Task to carry out - Omit all images, then repeat exactly the lines below from the one containing "Rebuild this diagram" through the one containing "width=80.6mm, minimum height=19.6mm]", both ends included.

Material for the task -
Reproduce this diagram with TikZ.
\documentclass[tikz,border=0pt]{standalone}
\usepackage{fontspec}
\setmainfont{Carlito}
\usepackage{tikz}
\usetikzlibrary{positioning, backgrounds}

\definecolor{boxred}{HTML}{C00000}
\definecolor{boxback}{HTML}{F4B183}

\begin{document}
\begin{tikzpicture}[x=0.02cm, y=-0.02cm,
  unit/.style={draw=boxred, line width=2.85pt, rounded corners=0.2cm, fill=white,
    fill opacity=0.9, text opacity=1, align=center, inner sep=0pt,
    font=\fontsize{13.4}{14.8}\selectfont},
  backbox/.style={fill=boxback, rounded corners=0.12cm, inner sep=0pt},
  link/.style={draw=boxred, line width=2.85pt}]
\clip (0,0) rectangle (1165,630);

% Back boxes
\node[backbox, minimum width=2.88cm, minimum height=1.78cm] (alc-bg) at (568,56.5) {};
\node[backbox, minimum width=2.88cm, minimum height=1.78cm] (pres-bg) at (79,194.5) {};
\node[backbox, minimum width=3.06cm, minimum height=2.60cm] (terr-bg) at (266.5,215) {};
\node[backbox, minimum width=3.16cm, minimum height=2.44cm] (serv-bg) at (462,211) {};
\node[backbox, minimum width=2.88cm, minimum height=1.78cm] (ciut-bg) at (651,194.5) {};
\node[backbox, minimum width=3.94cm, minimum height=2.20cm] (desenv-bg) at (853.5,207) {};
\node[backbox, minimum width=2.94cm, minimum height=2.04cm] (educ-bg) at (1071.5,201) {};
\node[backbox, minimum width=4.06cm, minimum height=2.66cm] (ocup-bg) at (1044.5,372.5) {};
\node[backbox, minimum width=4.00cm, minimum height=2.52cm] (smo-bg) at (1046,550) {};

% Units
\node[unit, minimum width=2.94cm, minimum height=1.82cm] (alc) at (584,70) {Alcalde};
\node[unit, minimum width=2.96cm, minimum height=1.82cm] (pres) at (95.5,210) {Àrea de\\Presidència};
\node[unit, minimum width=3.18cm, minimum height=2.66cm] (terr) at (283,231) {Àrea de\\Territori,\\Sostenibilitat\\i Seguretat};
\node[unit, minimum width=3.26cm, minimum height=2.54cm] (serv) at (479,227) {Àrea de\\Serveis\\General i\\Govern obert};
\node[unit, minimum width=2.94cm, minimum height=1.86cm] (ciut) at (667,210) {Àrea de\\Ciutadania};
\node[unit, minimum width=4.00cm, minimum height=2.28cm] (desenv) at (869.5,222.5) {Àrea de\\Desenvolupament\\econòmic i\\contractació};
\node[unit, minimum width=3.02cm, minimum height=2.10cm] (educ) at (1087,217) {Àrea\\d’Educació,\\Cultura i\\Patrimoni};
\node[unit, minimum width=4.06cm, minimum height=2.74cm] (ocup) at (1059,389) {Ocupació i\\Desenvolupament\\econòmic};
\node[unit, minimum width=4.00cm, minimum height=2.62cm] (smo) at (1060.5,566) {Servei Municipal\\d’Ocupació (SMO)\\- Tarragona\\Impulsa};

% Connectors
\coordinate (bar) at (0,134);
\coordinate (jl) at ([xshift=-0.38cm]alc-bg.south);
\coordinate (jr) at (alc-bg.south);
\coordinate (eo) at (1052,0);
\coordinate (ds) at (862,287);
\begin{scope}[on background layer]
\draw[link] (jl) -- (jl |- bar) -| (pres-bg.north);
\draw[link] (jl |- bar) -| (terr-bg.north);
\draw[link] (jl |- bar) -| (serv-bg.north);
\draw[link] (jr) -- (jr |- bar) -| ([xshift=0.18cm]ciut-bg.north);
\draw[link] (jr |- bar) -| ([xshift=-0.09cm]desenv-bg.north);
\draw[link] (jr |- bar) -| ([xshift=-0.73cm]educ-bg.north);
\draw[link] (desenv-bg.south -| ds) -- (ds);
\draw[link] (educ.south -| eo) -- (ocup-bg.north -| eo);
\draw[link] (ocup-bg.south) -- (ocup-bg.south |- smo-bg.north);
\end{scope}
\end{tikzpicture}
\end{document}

* * *

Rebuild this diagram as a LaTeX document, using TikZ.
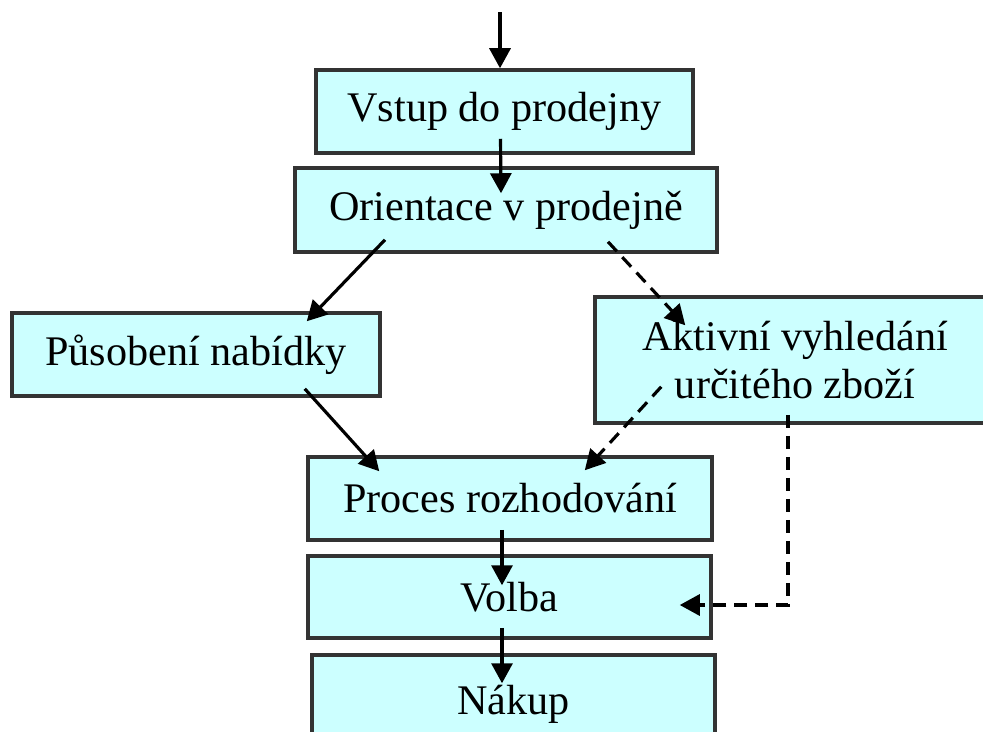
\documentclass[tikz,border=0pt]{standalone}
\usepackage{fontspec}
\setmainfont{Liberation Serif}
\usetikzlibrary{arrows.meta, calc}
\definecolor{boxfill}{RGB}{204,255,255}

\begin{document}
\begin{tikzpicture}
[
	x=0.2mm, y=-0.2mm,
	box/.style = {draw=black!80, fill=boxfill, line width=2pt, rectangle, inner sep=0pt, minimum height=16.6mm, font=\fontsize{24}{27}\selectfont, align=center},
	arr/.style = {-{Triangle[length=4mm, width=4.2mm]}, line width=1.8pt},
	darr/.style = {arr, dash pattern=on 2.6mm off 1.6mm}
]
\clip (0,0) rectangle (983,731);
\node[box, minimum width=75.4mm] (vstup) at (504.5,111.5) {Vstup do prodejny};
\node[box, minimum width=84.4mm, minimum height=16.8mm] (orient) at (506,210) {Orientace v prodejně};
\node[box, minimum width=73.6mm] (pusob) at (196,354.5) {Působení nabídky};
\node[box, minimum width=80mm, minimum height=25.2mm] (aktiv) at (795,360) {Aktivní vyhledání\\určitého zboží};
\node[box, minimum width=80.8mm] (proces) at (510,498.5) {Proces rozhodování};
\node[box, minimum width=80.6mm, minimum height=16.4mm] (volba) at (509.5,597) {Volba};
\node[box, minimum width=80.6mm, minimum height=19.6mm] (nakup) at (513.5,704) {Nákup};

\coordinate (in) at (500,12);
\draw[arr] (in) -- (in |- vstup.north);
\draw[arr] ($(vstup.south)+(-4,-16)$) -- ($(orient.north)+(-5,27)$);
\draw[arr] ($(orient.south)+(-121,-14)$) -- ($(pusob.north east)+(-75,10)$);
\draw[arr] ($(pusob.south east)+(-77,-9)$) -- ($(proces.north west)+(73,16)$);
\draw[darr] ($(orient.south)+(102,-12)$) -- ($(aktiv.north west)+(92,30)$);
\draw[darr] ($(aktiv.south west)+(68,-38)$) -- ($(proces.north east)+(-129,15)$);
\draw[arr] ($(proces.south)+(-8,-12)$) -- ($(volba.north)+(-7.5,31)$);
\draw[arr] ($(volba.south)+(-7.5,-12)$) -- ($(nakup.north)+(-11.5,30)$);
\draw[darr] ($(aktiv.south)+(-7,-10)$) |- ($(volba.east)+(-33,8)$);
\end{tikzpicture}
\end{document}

Complete response -
Rebuild this diagram as a LaTeX document, using TikZ.
\documentclass[tikz,border=0pt]{standalone}
\usepackage{fontspec}
\setmainfont{Liberation Serif}
\usetikzlibrary{arrows.meta, calc}
\definecolor{boxfill}{RGB}{204,255,255}

\begin{document}
\begin{tikzpicture}
[
	x=0.2mm, y=-0.2mm,
	box/.style = {draw=black!80, fill=boxfill, line width=2pt, rectangle, inner sep=0pt, minimum height=16.6mm, font=\fontsize{24}{27}\selectfont, align=center},
	arr/.style = {-{Triangle[length=4mm, width=4.2mm]}, line width=1.8pt},
	darr/.style = {arr, dash pattern=on 2.6mm off 1.6mm}
]
\clip (0,0) rectangle (983,731);
\node[box, minimum width=75.4mm] (vstup) at (504.5,111.5) {Vstup do prodejny};
\node[box, minimum width=84.4mm, minimum height=16.8mm] (orient) at (506,210) {Orientace v prodejně};
\node[box, minimum width=73.6mm] (pusob) at (196,354.5) {Působení nabídky};
\node[box, minimum width=80mm, minimum height=25.2mm] (aktiv) at (795,360) {Aktivní vyhledání\\určitého zboží};
\node[box, minimum width=80.8mm] (proces) at (510,498.5) {Proces rozhodování};
\node[box, minimum width=80.6mm, minimum height=16.4mm] (volba) at (509.5,597) {Volba};
\node[box, minimum width=80.6mm, minimum height=19.6mm] (nakup) at (513.5,704) {Nákup};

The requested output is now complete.